Evie Wyld, on the other hand, is a novelist whose brilliance is all in her prose. All the Birds, Singing is probably the most arrestingly written, stunningly composed novel I’ve read this year. She writes violence and danger and fear and inability to communicate like few others. Here is the first sentence:
‘Another sheep, mangled and bled out, her innards not yet crusting and the vapours rising from her like a steamed pudding.’
Evie is a huge writer in the making and this should be her time. She deserves it.

Of the other books I’ve read, I’m not sure Nadeem Aslam’s The Blind Man’s Garden is quite good enough. I read it in Pakistan earlier this year and it didn’t set my world on fire. The novel is heartfelt and emotionally resonant. It creates a picture of Pakistan (as the Blind Man’s Garden of the title) and tells a story of post-9/11 divisions, Islam, and the War on Terror. At its best there are brilliant passages. But it felt a little drawn out and ultimately didn’t introduce me to anything major that I didn’t already know.

I’m not entirely sure whether Katie Kiramura qualifies or not, but her second novel, Gone to the Forest is a sharp, slashing, and perfectly balanced novel that explores the death throes of colonialism in a nameless nation. At its heart is a volcanic eruption that covers the land in ash and brings tensions to a head. Sending animals wild and driving people to recklessness. It’s a powerful metaphor, the earth purging itself of colonial rule. The cataclysm that births a new age. Identities are questioned, relationships strained. If writers made swords, Kitamura would be the sort fabled in a Tarantino film. You will not find sharper, finer minimalist prose anywhere.

I haven’t read Patrick Flanery’s Fallen Land yet but I loved Absolution and have heard only good things about his second novel. Absolution effected me like few books do. There was something of Damon Galgut there, in the way he created space for the readers’ imagination to run away with itself and manufacture its own tension.
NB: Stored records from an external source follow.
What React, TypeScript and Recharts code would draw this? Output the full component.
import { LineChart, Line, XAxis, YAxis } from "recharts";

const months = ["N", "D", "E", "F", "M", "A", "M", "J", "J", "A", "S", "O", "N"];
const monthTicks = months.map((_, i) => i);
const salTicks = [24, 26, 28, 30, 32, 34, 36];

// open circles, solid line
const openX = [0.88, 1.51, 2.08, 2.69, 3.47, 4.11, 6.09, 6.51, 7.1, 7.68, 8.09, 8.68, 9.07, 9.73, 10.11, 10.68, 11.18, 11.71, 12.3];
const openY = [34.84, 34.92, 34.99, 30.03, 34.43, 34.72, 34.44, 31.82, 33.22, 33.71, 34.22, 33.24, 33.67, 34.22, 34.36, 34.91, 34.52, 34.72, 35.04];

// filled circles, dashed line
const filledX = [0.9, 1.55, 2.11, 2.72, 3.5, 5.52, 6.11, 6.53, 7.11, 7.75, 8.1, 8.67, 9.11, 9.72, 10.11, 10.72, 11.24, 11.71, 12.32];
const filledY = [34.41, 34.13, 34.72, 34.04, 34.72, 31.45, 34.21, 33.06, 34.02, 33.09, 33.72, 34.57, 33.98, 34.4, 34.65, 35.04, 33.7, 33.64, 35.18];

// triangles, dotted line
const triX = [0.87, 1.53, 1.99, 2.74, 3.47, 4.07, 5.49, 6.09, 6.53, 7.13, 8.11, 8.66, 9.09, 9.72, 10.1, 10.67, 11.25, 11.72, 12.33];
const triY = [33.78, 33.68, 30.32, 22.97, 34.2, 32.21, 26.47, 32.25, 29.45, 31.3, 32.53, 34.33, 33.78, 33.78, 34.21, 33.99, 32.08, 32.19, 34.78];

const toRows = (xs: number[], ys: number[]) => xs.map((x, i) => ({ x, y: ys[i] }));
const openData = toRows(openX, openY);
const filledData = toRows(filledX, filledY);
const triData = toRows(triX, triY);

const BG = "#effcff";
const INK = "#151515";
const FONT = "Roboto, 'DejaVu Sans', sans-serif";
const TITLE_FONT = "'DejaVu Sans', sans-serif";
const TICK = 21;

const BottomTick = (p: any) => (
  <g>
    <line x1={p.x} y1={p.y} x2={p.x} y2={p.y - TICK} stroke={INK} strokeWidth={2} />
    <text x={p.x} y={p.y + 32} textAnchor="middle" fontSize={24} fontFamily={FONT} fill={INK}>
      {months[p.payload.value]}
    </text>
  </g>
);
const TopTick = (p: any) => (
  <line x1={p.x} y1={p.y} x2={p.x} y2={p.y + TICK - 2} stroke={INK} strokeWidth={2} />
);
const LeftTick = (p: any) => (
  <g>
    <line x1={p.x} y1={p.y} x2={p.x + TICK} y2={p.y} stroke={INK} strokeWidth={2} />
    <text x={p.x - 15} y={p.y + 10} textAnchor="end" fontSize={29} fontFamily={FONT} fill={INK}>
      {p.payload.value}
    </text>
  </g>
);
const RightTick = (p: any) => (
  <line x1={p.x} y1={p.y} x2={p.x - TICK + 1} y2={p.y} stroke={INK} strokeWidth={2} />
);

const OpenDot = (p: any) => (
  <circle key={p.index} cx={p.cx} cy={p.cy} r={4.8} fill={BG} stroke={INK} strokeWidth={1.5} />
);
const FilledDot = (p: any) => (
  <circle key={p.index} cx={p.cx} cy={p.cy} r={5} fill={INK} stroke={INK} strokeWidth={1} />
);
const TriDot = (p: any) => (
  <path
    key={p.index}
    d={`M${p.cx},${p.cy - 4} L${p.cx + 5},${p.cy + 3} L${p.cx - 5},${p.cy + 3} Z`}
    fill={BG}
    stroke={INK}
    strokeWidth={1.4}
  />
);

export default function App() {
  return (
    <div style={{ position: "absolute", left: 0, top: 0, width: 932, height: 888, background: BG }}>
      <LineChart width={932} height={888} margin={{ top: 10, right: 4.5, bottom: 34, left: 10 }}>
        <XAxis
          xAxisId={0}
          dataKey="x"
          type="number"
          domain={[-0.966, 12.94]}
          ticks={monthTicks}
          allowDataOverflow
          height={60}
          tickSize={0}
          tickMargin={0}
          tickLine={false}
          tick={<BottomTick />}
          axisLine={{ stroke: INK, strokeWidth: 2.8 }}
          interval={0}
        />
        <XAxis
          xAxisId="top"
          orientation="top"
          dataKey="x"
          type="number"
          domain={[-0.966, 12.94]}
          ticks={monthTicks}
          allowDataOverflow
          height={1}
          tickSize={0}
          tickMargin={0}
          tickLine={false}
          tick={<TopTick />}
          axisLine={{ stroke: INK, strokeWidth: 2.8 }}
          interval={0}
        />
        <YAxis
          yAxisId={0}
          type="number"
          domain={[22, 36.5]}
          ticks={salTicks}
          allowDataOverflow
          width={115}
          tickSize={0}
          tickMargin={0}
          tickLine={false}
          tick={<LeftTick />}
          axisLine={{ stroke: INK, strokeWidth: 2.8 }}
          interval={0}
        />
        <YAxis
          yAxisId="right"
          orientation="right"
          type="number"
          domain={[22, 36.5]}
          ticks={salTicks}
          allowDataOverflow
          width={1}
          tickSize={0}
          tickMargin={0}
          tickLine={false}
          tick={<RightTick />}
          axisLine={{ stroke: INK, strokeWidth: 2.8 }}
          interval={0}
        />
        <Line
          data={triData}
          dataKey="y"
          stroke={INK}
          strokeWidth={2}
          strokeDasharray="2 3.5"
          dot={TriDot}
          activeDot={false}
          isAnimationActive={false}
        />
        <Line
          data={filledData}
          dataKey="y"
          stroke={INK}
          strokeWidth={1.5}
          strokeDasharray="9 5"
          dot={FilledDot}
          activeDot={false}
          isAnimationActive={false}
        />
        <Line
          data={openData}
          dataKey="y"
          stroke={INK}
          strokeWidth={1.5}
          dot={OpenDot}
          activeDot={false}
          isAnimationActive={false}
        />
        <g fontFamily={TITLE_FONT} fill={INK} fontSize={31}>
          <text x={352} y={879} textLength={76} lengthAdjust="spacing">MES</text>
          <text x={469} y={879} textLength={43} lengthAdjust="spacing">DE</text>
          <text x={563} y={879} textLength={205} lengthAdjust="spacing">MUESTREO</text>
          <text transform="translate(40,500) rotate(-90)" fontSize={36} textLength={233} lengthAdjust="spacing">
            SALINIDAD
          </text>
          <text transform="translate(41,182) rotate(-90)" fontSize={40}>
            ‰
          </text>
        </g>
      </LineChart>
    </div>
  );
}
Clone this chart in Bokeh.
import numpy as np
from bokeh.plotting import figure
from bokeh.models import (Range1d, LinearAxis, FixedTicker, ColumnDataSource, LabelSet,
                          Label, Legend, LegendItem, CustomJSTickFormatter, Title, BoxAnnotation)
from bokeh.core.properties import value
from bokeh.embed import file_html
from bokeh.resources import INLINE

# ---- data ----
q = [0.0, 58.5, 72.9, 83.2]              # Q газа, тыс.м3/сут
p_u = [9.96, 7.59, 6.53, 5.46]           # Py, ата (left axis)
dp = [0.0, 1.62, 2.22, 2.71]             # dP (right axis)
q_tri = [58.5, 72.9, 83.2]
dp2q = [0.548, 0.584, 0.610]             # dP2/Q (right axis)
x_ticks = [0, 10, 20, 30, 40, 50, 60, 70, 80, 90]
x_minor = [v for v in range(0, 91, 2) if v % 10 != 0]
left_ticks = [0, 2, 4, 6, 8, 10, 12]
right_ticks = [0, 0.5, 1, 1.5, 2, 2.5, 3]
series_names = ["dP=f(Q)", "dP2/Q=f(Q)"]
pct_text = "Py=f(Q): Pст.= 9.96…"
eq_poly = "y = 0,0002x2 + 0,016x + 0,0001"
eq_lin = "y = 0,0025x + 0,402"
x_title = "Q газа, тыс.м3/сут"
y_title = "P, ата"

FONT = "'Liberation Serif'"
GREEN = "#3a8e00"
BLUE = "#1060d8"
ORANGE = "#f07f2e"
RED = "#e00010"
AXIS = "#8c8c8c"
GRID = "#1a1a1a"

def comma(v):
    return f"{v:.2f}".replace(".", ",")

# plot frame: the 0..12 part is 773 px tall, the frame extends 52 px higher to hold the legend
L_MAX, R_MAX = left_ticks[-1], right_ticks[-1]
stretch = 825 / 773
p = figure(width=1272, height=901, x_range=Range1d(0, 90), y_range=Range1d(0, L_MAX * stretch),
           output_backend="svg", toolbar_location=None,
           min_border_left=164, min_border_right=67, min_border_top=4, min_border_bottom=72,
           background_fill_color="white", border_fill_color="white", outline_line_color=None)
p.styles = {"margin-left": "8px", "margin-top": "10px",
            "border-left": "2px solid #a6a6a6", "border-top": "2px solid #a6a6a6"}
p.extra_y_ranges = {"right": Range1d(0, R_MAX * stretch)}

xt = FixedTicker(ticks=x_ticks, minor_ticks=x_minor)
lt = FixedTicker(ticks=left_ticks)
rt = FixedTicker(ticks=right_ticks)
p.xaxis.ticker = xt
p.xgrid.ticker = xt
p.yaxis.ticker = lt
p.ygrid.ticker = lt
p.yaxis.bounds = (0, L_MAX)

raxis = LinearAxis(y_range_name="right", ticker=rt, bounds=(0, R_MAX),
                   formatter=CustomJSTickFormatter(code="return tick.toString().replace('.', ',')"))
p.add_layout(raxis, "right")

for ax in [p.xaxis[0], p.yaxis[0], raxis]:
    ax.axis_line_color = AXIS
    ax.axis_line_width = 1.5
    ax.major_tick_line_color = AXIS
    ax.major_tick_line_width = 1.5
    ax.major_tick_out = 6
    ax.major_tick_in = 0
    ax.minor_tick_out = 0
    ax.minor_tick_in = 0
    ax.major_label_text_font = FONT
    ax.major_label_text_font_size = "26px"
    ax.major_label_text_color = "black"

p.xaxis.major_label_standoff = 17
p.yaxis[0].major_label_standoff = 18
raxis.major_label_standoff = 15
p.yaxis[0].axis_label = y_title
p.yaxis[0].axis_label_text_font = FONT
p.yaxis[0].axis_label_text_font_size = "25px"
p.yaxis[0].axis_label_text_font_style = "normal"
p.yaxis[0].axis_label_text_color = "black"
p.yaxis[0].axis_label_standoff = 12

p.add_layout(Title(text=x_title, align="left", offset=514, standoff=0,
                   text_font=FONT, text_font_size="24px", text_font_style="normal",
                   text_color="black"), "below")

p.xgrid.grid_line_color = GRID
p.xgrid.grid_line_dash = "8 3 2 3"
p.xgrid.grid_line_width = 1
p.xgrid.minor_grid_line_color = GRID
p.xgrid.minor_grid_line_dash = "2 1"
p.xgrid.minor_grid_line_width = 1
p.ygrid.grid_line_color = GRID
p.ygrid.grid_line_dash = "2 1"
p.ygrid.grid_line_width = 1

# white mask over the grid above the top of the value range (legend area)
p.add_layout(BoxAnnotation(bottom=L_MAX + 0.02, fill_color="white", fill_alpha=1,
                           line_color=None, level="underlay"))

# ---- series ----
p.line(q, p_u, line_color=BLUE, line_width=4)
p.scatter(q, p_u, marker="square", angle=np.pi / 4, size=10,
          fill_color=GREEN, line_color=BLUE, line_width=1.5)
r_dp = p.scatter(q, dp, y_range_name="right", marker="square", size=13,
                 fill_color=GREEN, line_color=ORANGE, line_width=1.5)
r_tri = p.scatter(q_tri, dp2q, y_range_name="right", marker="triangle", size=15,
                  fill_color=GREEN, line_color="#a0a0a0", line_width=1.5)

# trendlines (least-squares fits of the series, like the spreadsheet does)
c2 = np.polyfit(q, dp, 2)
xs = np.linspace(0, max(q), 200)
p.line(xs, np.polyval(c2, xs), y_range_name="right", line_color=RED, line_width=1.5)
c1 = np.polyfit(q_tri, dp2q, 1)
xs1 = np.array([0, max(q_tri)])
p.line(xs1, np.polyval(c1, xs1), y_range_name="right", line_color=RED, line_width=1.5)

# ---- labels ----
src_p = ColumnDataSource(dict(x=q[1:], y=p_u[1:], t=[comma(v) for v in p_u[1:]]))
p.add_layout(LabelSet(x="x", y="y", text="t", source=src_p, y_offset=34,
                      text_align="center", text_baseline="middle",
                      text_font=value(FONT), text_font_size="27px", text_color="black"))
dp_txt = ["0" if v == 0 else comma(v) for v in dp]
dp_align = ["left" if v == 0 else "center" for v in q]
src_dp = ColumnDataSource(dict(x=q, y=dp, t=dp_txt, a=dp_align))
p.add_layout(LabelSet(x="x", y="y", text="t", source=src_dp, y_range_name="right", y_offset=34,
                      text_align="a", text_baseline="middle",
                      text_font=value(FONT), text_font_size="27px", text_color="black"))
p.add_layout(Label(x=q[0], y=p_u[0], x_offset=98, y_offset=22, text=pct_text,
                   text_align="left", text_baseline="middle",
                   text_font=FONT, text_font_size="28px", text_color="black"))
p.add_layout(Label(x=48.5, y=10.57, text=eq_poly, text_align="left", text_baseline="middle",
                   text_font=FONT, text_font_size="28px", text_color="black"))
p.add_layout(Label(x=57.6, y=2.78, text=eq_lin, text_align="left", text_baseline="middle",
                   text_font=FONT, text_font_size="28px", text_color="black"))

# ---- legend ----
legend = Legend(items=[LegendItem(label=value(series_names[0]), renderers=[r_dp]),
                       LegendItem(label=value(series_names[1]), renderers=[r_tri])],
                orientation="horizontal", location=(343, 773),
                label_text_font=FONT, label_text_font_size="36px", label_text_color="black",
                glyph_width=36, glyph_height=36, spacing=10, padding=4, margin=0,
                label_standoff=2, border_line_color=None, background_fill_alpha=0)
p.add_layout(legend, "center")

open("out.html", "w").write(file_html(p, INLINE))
And now onto all those thousands that I haven’t read so shouldn’t comment on. But I will, nonetheless. I’d love to see something as experimental as Eimear McBride’s A Girl is a Half Formed Thing (Galley Beggar Press) on the list but it all depends upon the tastes of the judges. It would also be great if the brilliant work of smaller publishers continued to be celebrated this year. Others seem sure Jim Crace’s Harvest will be amongst the favourites, while Tash Aw, Aminatta Forna, James Robertson, Taiye Selassi, and Ivan Vladislavic all appear to have a reasonable chance of being included. Basically, it is all guesswork. But fun guesswork. And my dream is to one day be on the judging panel. Until then, I’ll just have to pretend!